Alabama Commerce Secretary Greg Canfield said Alabama has become a top vehicle producer since Mercedes-Benz U.S. International first rolled an SUV off the Vance production line 22 years ago.
“Because prior to 1997, we didn’t produce a single vehicle,” Alabama News Center quoted Canfield at the Economic Development Association of Alabama’s winter meeting.
He said every journal and article says Alabama is No. 5 in vehicle production. “We actually believe that based on the numbers that Alabama is most likely the fourth largest vehicle-producing state,” Canfield said.
That’s going to increase, he said. “We expect that by 2022, if the numbers hold and the forecast is true, Alabama will take the position as the No. 2 vehicle-producing state in the U.S. and that’s an amazing feat,” Canfield said.
Business Council of Alabama members Honda Manufacturing of Alabama, Hyundai Motor Manufacturing Alabama, Mercedes-Benz U.S. International, and Toyota Motor Manufacturing Alabama all made number statements in 2018, setting the stage for continued excellence this year.
Honda Manufacturing of Alabama at the Lincoln plant in Talladega County made 356,439 SUVs, minivans, and pickups, a record for the second straight year.
The Lincoln plant makes the Honda Pilot, Odyssey minivans, the Ridgeline pickup truck, and the new 2019 Honda Passport. Honda has invested more than $2.6 billion and employs more than 4,500 men and women.
Last year, HMA finished nearly 400,000 sq. ft. of new logistics space – an investment of $85 million – and announced an additional $54.8 million investment to improve weld operations.
Hyundai employees in Montgomery made 322,500 vehicles in 2018, the Department of Commerce’s website, Made in Alabama, reported.
Hyundai last year announced a $388 million technology upgrade. The investment in an engine shop and engine head machining capabilities is the largest expansion since the plant began production 14 years ago. The investment will support engine production for Hyundai vehicles made in Montgomery and Kia-brand vehicles made at West Point, Ga.
Hyundai has invested $1.8 billion in its facility and employs 3,200 full- and part-time workers.
Mercedes-Benz started Alabama’s automobile renaissance in 1997 when its first SUVs moved into showrooms from the manufacturing plant in Vance.
The company has invested nearly $6 billion in Tuscaloosa County and recently announced a $1 billion investment in an overseas market consolidation center and battery factory in nearby Woodstock in Bibb County, and to spark production of electric vehicles at Vance.
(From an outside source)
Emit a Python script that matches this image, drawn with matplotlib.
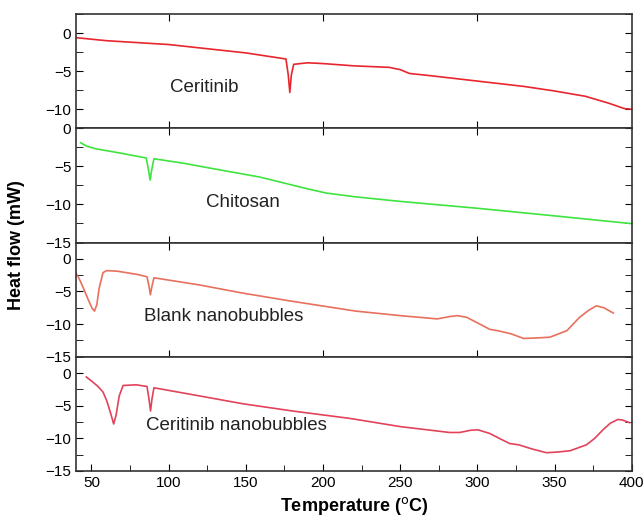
import numpy as np
import matplotlib
matplotlib.use('Agg')
import matplotlib.pyplot as plt
from matplotlib.ticker import MultipleLocator

plt.rcParams['font.family'] = ['Liberation Sans', 'DejaVu Sans']

# Curvas DSC (temperatura en C, flujo de calor en mW)
t_ceritinib = [40, 60, 100, 150, 176, 177.5, 178.5, 179.5, 181, 190, 200, 220, 243, 250, 256,
               270, 300, 330, 350, 370, 385, 395, 400]
q_ceritinib = [-0.6, -1.0, -1.5, -2.6, -3.4, -5.5, -7.8, -5.5, -4.1, -3.9, -4.0, -4.3, -4.5, -4.8, -5.3,
               -5.6, -6.3, -7.0, -7.6, -8.3, -9.2, -9.9, -10.0]

t_chitosan = [43, 47, 53, 70, 85.5, 87, 88, 89, 90.5, 110, 126, 159, 191, 202, 221, 250, 300, 350, 399]
q_chitosan = [-1.9, -2.35, -2.7, -3.3, -3.9, -5.5, -6.8, -5.5, -4.0, -4.6, -5.2, -6.4, -8.0, -8.5,
              -9.0, -9.6, -10.5, -11.5, -12.5]

t_blank = [40, 42, 45, 48, 50.5, 52, 53.5, 55, 57.5, 60, 67, 80, 86, 87.3, 88.2, 89.2, 90.5, 120,
           148, 180, 221, 250, 274, 282, 287, 293, 300, 308, 314, 322, 330, 340, 347, 358, 366,
           372, 377, 382, 388]
q_blank = [-2.2, -3.0, -4.6, -6.3, -7.6, -8.0, -7.0, -4.5, -2.1, -1.8, -1.9, -2.4, -2.75, -4.2,
           -5.5, -4.2, -2.9, -4.0, -5.25, -6.5, -8.0, -8.7, -9.2, -8.85, -8.7, -8.95, -9.8, -10.8,
           -11.05, -11.5, -12.2, -12.1, -12.0, -11.0, -9.0, -7.9, -7.2, -7.5, -8.3]

t_cer_nb = [46.7, 51, 54, 57.5, 60, 62.5, 64.4, 66, 68, 70.5, 79, 86, 87.3, 88.3, 89.2, 90.5, 120,
            148, 180, 217.5, 250, 282, 288.5, 296, 300.5, 308, 315, 321, 327, 335, 344.7, 352,
            360, 370.6, 376, 381.3, 386, 391, 394, 398.6]
q_cer_nb = [-0.6, -1.4, -2.0, -2.9, -4.3, -6.2, -7.8, -6.4, -3.5, -1.9, -1.8, -2.05, -4.0, -5.8,
            -4.0, -2.25, -3.5, -4.7, -5.8, -6.95, -8.2, -9.1, -9.1, -8.75, -8.7, -9.25, -10.1,
            -10.8, -11.0, -11.6, -12.2, -12.1, -11.9, -11.0, -10.0, -8.7, -7.7, -7.1, -7.2, -7.6]

muestras = ['Ceritinib', 'Chitosan', 'Blank nanobubbles', 'Ceritinib nanobubbles']
curvas = [(t_ceritinib, q_ceritinib), (t_chitosan, q_chitosan), (t_blank, q_blank), (t_cer_nb, q_cer_nb)]
colores = ['#e8262e', '#3fe43f', '#e8705c', '#e2435a']
limites_y = [(-12.5, 2.5), (-15, 0), (-15, 2.5), (-15, 2.5)]
pos_texto = [(101, -7.2), (124, -9.7), (84, -8.85), (85.5, -8.0)]

fig, axes = plt.subplots(4, 1, figsize=(6.44, 5.21), dpi=100)
fig.subplots_adjust(left=0.118, right=0.981, top=0.973, bottom=0.096, hspace=0)

for i, ax in enumerate(axes):
    t, q = curvas[i]
    ax.plot(t, q, color=colores[i], lw=1.2)
    ax.set_ylim(*limites_y[i])
    ax.set_xlim(40, 400)
    ax.yaxis.set_major_locator(MultipleLocator(5))
    ax.yaxis.set_minor_locator(MultipleLocator(2.5))
    ax.tick_params(axis='y', which='both', direction='in', right=True, labelsize=11, length=5)
    ax.text(pos_texto[i][0], pos_texto[i][1], muestras[i], fontsize=13.5, color='#222222',
            ha='left', va='center')
    for s in ax.spines.values():
        s.set_linewidth(1.2)
        s.set_color('#333333')

# paneles interiores: ticks x solo cada 100, sin etiquetas
for ax in axes[:3]:
    ax.set_xticks([100, 200, 300])
    ax.tick_params(axis='x', which='both', direction='in', top=True, bottom=True, length=5,
                   labelbottom=False)

axes[3].set_xticks(np.arange(50, 401, 50))
axes[3].xaxis.set_minor_locator(MultipleLocator(25))
axes[3].tick_params(axis='x', which='both', direction='in', top=False, labelsize=11)
axes[3].tick_params(axis='x', which='major', length=5)
axes[3].tick_params(axis='x', which='minor', length=4)

axes[3].set_xlabel('Temperature ($^{\\mathrm{o}}$C)', fontsize=13, fontweight='bold')
fig.text(0.025, 0.53, 'Heat flow (mW)', rotation=90, fontsize=13, fontweight='bold',
         ha='center', va='center')

plt.savefig('out.png', dpi=100)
Mercedes currently employs more than 3,700 men and women with another 600 potential jobs in the works due to the newly announced expansion.
About two of every three of the 300,000 or so vehicles made in Vance each year are shipped to buyers in more than 135 countries. More than 3 million vehicles have been made in Vance since 1997.
Toyota’s engine plant in Huntsville keeps on rolling. Since Toyota’s Huntsville startup in 2003, more than 6 million engines have been made there, including 630,000 last year.
Toyota in Huntsville makes engines for the RAV4, Highlander, Tacoma, Tundra, and Sequoia models. A Huntsville engine powers one-third of Toyota vehicles built in the U.S. and Toyota has announced a new generation advanced 4-cylinder engine line.
“They are leading Toyota Alabama into the future of advanced engine production.” Toyota Alabama President David Fernandes said
The recent Toyota Alabama $106 million investment increases the company’s investment to nearly $1 billion in north Alabama.
A few miles to the west of the Huntsville Toyota plant towards Athens, construction began late last year on the $1.6 billion Mazda Toyota Manufacturing U.S.A. joint-venture. It promises 4,000 jobs and the capacity to make 300,000 vehicles per year at full production.
Canfield said Alabama could be the nation’s second largest auto-producing state in three years. “We look forward to their continued success as these companies invest even more resources and add new technology to their operations here,” Canfield said.